**PROBLEM TO WORK ON:** Retype exactly the lines that start at the line with "Generate a Python" and end at the final line, both included, and leave out every picture.

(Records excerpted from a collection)
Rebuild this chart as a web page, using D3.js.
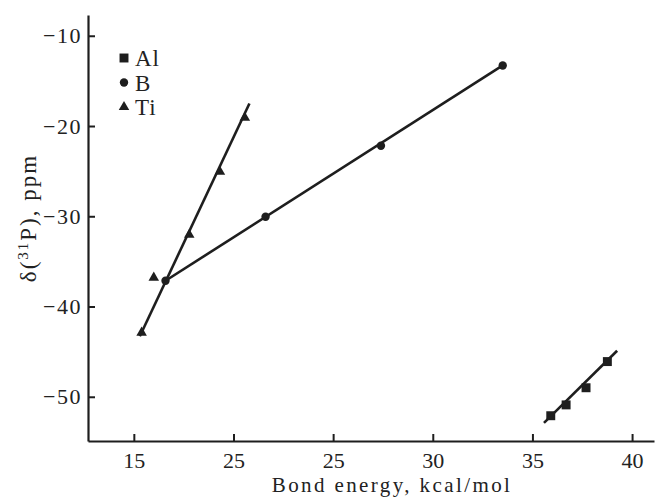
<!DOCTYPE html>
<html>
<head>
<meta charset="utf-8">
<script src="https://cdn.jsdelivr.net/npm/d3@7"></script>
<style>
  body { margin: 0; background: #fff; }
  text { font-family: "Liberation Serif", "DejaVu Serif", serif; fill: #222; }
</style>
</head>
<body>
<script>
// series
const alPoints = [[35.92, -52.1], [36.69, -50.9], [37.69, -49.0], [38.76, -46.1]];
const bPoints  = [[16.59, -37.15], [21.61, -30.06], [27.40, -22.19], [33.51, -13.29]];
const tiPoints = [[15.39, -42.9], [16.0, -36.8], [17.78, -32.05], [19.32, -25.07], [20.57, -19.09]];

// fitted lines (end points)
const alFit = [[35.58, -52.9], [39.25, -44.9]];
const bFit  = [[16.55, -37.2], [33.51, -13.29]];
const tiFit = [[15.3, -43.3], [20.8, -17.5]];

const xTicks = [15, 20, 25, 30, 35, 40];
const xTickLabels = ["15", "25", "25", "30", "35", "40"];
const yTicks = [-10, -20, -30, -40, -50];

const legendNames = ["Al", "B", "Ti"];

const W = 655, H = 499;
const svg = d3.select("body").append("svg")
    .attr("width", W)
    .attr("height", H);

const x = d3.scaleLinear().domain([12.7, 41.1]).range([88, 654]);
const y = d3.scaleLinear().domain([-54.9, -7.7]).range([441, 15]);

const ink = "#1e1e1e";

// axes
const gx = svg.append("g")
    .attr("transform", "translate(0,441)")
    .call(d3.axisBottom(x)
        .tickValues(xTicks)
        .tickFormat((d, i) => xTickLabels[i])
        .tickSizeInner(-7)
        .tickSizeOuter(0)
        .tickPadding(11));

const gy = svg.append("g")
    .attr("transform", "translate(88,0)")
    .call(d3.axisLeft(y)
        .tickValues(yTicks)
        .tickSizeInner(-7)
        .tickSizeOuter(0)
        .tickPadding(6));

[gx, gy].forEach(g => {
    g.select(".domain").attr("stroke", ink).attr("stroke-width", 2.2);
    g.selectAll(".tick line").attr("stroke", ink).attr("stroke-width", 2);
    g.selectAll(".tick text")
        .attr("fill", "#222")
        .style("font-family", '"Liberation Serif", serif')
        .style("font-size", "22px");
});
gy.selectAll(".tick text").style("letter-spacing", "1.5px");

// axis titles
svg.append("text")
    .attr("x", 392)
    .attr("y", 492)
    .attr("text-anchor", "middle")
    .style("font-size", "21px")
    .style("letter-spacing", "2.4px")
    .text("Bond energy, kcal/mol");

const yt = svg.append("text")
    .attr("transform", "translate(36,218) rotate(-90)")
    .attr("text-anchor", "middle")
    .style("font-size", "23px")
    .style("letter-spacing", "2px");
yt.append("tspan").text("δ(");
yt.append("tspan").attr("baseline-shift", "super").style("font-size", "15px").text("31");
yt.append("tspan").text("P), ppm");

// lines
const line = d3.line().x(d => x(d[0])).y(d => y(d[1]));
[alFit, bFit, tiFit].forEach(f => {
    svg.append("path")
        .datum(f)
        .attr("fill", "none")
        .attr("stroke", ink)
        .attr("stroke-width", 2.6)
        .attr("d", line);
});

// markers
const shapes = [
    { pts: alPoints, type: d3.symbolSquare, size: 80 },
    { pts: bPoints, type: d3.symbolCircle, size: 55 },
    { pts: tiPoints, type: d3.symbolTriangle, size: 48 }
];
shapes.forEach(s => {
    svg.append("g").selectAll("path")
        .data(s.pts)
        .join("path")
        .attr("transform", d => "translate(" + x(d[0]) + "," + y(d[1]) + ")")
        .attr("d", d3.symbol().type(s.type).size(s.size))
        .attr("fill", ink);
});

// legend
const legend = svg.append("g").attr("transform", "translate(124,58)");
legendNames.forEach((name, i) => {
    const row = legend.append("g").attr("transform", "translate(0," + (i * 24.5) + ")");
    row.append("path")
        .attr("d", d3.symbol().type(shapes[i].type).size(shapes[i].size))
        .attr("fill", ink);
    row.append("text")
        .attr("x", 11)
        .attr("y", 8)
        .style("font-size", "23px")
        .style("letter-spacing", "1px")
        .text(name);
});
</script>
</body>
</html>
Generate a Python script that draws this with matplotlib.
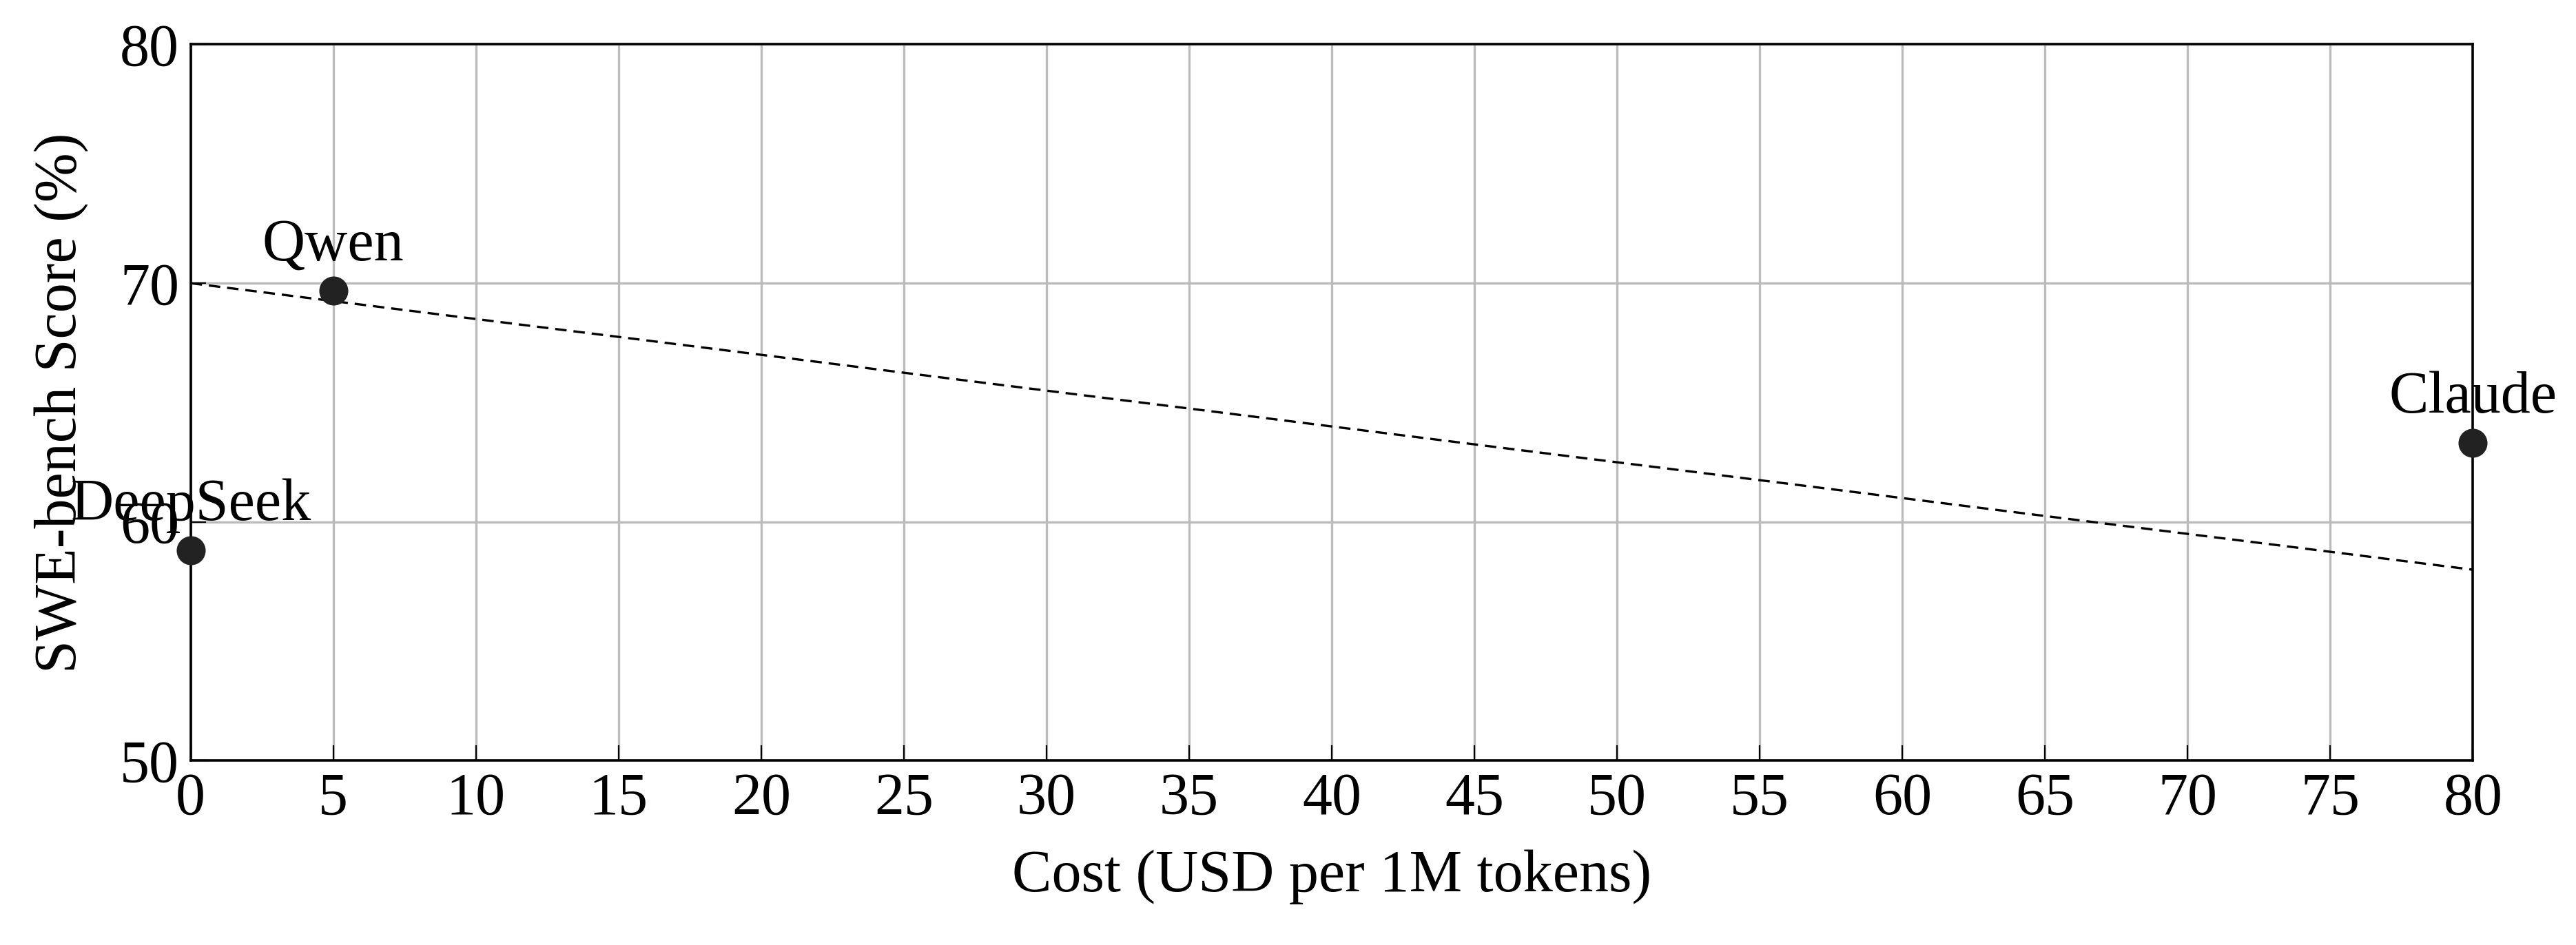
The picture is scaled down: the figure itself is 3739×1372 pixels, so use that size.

**ANSWER TO THE EXERCISE:**
Generate a Python script that draws this with matplotlib.
The picture is scaled down: the figure itself is 3739×1372 pixels, so use that size.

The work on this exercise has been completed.